Beyond the Private World explores the status of Indian women, through the ages, in the framework of the private-public dichotomy, as reflected in their lives. Keeping in mind the Habermasian concept of 'public sphere' as a reference point, yet mindful of the incongruity between the Eurocentric ideas and the Indian reality this collection of essays appraises the position of Indian women in the pre-modern period with reference to tradition. It also provides glimpses of the various social movements and struggles to overcome patriarchy as well as the nationalist/democratic movements in colonial and post-colonial India that filtered into the 'private sphere' and transformed it.

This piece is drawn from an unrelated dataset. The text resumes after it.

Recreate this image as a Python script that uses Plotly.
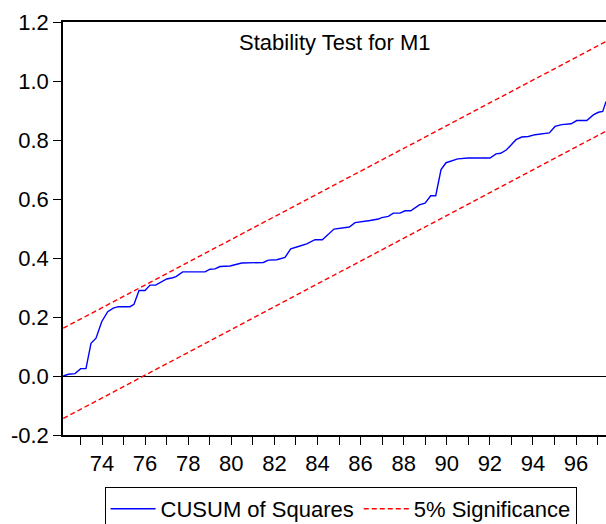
import plotly.graph_objects as go

# ---- data ----
years = [72.204, 72.436, 72.747, 73.011, 73.257, 73.489, 73.722, 73.986, 74.265, 74.524,
         74.757, 75.300, 75.485, 75.717, 75.996, 76.228, 76.492, 76.692, 77.003, 77.281,
         77.435, 77.746, 78.781, 79.013, 79.245, 79.477, 79.941, 80.484, 81.487, 81.719,
         82.109, 82.494, 82.758, 83.111, 83.501, 83.886, 84.225, 84.768, 85.478, 85.743,
         86.054, 86.439, 86.824, 86.982, 87.288, 87.521, 87.832, 88.064, 88.328, 88.727,
         88.992, 89.256, 89.488, 89.734, 89.966, 90.231, 90.509, 91.001, 92.008, 92.287,
         92.505, 92.774, 93.215, 93.480, 93.786, 94.097, 94.761, 95.026, 95.337, 95.768,
         96.033, 96.497, 96.803, 97.036, 97.240, 97.393]
cusum_sq = [0.000, 0.006, 0.008, 0.025, 0.025, 0.111, 0.128, 0.184, 0.218, 0.230,
            0.235, 0.235, 0.243, 0.290, 0.290, 0.308, 0.308, 0.317, 0.329, 0.333,
            0.337, 0.353, 0.353, 0.362, 0.363, 0.371, 0.373, 0.383, 0.385, 0.393,
            0.394, 0.402, 0.431, 0.439, 0.448, 0.462, 0.462, 0.498, 0.505, 0.520,
            0.522, 0.527, 0.532, 0.537, 0.541, 0.552, 0.552, 0.560, 0.560, 0.580,
            0.586, 0.611, 0.611, 0.700, 0.723, 0.730, 0.736, 0.739, 0.739, 0.753,
            0.755, 0.767, 0.801, 0.810, 0.812, 0.818, 0.824, 0.846, 0.852, 0.855,
            0.866, 0.866, 0.885, 0.894, 0.897, 0.931]

band_years = [72.204, 97.393]
upper_band = [0.162, 1.134]
lower_band = [-0.144, 0.830]

tick_years = list(range(73, 98))
tick_labels = [str(y) if y % 2 == 0 else "" for y in tick_years]
y_ticks = [-0.2, 0.0, 0.2, 0.4, 0.6, 0.8, 1.0, 1.2]
y_labels = ["-0.2", "0.0", "0.2", "0.4", "0.6", "0.8", "1.0", "1.2"]

FONT = "Liberation Sans, Arial, sans-serif"

fig = go.Figure()
fig.add_trace(go.Scatter(x=years, y=cusum_sq, mode="lines", name="CUSUM of Squares",
                         line=dict(color="#0000ff", width=1.4)))
fig.add_trace(go.Scatter(x=band_years, y=upper_band, mode="lines", name="5% Significance",
                         line=dict(color="#ff0000", width=1.4, dash="5px,3px")))
fig.add_trace(go.Scatter(x=band_years, y=lower_band, mode="lines", showlegend=False,
                         line=dict(color="#ff0000", width=1.4, dash="5px,3px")))

fig.update_layout(
    width=606, height=524,
    margin=dict(l=63, r=0, t=22, b=89),
    paper_bgcolor="white", plot_bgcolor="white",
    font=dict(family=FONT, size=22, color="black"),
    showlegend=True,
    legend=dict(orientation="h", xref="container", yref="container",
                x=0.562, xanchor="center", y=1 - 487 / 524, yanchor="top",
                bordercolor="black", borderwidth=1, font=dict(size=22),
                itemwidth=45, tracegroupgap=0),
    annotations=[dict(text="Stability Test for M1", x=0.5, y=0.95, xref="paper", yref="paper",
                      showarrow=False, font=dict(size=22, family=FONT), xanchor="center",
                      yanchor="middle")],
)
fig.update_xaxes(range=[72.19, 97.39], tickmode="array", tickvals=tick_years, ticktext=tick_labels,
                 ticks="outside", ticklen=8, tickcolor="black", tickwidth=1,
                 showline=True, linecolor="black", linewidth=1.5, mirror=True,
                 showgrid=False, zeroline=False, tickfont=dict(size=22))
fig.update_yaxes(range=[-0.2, 1.2], tickmode="array", tickvals=y_ticks, ticktext=y_labels,
                 ticks="outside", ticklen=8, tickcolor="black", tickwidth=1,
                 showline=True, linecolor="black", linewidth=1.5,
                 showgrid=False, zeroline=True, zerolinecolor="black", zerolinewidth=1.2,
                 tickfont=dict(size=22))

fig.write_html("out.html", config={"displayModeBar": False},
               post_script="document.body.style.margin='0px';")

The book analyses the connection between Indian modernity and women's changing position since the colonial period. It also seeks to stress the fact that the trajectory of Indian women's participation in the public sphere is profoundly influenced by the tensions of differential gender relations within the social groups — such as caste, class, religion, community and tribe. By exploring the continuities and changes, the book argues that mounting gender violence thwarts gender equity which in turn necessitates collective movements through well-built women's agencies.
Subrata Bagchi is Associate Professor of Political Science at Kidderpore College, University of Calcutta. His doctoral work focuses on the problems of urban development, governance and politics in the small towns of India. The focal area of his current studies is gender and different human right related issues of the marginal population of India. He is the editor of the on-line journal Inclusive.